▸ **Set exercise**:
Print the material below exactly as it stands, please, from its first line to the line holding "ax2.tick_params(axis='y', pad=12)", with no pictures.

▸ **Provided data**:
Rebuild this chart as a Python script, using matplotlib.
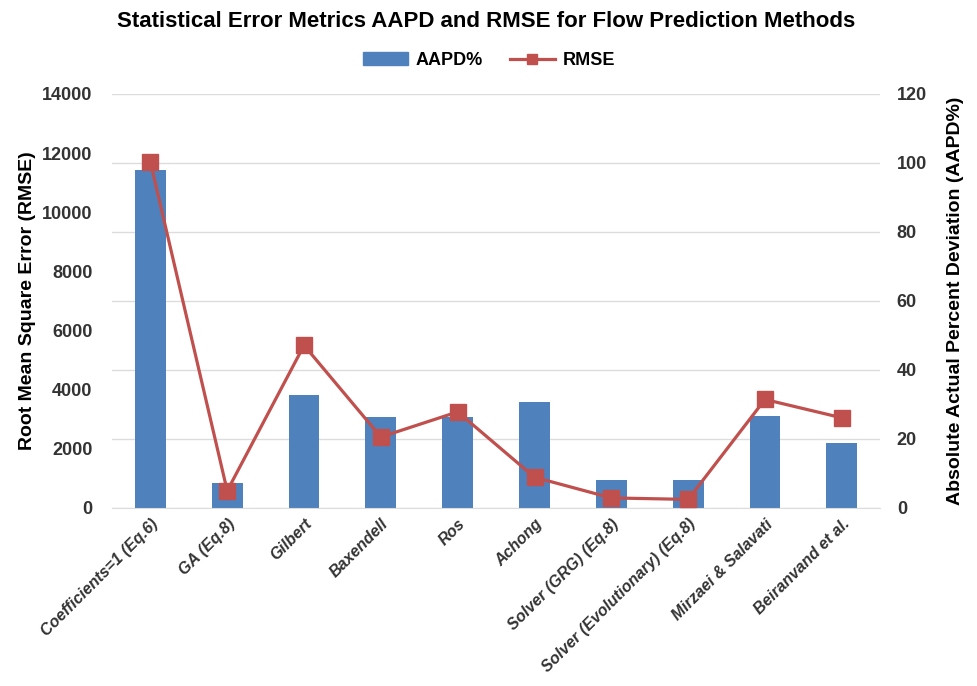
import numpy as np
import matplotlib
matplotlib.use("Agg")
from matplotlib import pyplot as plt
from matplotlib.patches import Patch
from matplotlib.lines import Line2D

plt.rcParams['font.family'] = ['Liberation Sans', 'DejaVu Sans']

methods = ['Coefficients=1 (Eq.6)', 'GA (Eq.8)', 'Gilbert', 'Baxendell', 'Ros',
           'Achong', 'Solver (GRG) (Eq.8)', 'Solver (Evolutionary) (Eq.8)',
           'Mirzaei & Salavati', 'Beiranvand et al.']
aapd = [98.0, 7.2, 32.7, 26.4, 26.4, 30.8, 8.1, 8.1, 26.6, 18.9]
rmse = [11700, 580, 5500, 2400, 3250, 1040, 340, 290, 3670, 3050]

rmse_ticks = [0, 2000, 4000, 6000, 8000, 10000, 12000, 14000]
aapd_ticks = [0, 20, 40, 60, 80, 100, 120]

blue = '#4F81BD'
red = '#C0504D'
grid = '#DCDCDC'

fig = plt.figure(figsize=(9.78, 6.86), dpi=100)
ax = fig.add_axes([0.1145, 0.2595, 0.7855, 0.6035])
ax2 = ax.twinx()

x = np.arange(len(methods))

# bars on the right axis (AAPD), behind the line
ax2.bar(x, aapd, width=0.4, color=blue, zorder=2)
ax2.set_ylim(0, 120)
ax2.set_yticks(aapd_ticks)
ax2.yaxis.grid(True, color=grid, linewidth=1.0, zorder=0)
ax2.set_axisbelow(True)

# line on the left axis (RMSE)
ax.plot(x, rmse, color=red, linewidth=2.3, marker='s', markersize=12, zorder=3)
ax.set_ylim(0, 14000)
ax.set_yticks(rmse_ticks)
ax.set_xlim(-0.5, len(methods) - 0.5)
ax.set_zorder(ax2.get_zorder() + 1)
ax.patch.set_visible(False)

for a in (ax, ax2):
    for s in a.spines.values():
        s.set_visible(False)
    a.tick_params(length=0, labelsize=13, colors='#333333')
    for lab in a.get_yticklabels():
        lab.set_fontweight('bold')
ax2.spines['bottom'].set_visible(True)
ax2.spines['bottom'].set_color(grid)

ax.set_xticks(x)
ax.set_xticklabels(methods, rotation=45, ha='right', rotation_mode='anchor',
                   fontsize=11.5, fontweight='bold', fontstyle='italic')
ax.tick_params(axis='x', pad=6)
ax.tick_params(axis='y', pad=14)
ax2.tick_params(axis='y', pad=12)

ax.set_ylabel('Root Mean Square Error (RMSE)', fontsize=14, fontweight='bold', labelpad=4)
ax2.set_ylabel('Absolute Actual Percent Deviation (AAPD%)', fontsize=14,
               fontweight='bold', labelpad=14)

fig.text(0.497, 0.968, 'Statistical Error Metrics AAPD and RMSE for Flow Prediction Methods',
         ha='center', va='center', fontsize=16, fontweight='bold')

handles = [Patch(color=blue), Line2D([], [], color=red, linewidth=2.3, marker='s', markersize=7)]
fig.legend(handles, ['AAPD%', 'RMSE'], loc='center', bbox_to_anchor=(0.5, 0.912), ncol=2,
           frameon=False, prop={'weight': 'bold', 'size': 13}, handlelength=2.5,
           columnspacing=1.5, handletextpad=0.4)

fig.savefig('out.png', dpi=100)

▸ **Solution to this exercise**:
Rebuild this chart as a Python script, using matplotlib.
import numpy as np
import matplotlib
matplotlib.use("Agg")
from matplotlib import pyplot as plt
from matplotlib.patches import Patch
from matplotlib.lines import Line2D

plt.rcParams['font.family'] = ['Liberation Sans', 'DejaVu Sans']

methods = ['Coefficients=1 (Eq.6)', 'GA (Eq.8)', 'Gilbert', 'Baxendell', 'Ros',
           'Achong', 'Solver (GRG) (Eq.8)', 'Solver (Evolutionary) (Eq.8)',
           'Mirzaei & Salavati', 'Beiranvand et al.']
aapd = [98.0, 7.2, 32.7, 26.4, 26.4, 30.8, 8.1, 8.1, 26.6, 18.9]
rmse = [11700, 580, 5500, 2400, 3250, 1040, 340, 290, 3670, 3050]

rmse_ticks = [0, 2000, 4000, 6000, 8000, 10000, 12000, 14000]
aapd_ticks = [0, 20, 40, 60, 80, 100, 120]

blue = '#4F81BD'
red = '#C0504D'
grid = '#DCDCDC'

fig = plt.figure(figsize=(9.78, 6.86), dpi=100)
ax = fig.add_axes([0.1145, 0.2595, 0.7855, 0.6035])
ax2 = ax.twinx()

x = np.arange(len(methods))

# bars on the right axis (AAPD), behind the line
ax2.bar(x, aapd, width=0.4, color=blue, zorder=2)
ax2.set_ylim(0, 120)
ax2.set_yticks(aapd_ticks)
ax2.yaxis.grid(True, color=grid, linewidth=1.0, zorder=0)
ax2.set_axisbelow(True)

# line on the left axis (RMSE)
ax.plot(x, rmse, color=red, linewidth=2.3, marker='s', markersize=12, zorder=3)
ax.set_ylim(0, 14000)
ax.set_yticks(rmse_ticks)
ax.set_xlim(-0.5, len(methods) - 0.5)
ax.set_zorder(ax2.get_zorder() + 1)
ax.patch.set_visible(False)

for a in (ax, ax2):
    for s in a.spines.values():
        s.set_visible(False)
    a.tick_params(length=0, labelsize=13, colors='#333333')
    for lab in a.get_yticklabels():
        lab.set_fontweight('bold')
ax2.spines['bottom'].set_visible(True)
ax2.spines['bottom'].set_color(grid)

ax.set_xticks(x)
ax.set_xticklabels(methods, rotation=45, ha='right', rotation_mode='anchor',
                   fontsize=11.5, fontweight='bold', fontstyle='italic')
ax.tick_params(axis='x', pad=6)
ax.tick_params(axis='y', pad=14)
ax2.tick_params(axis='y', pad=12)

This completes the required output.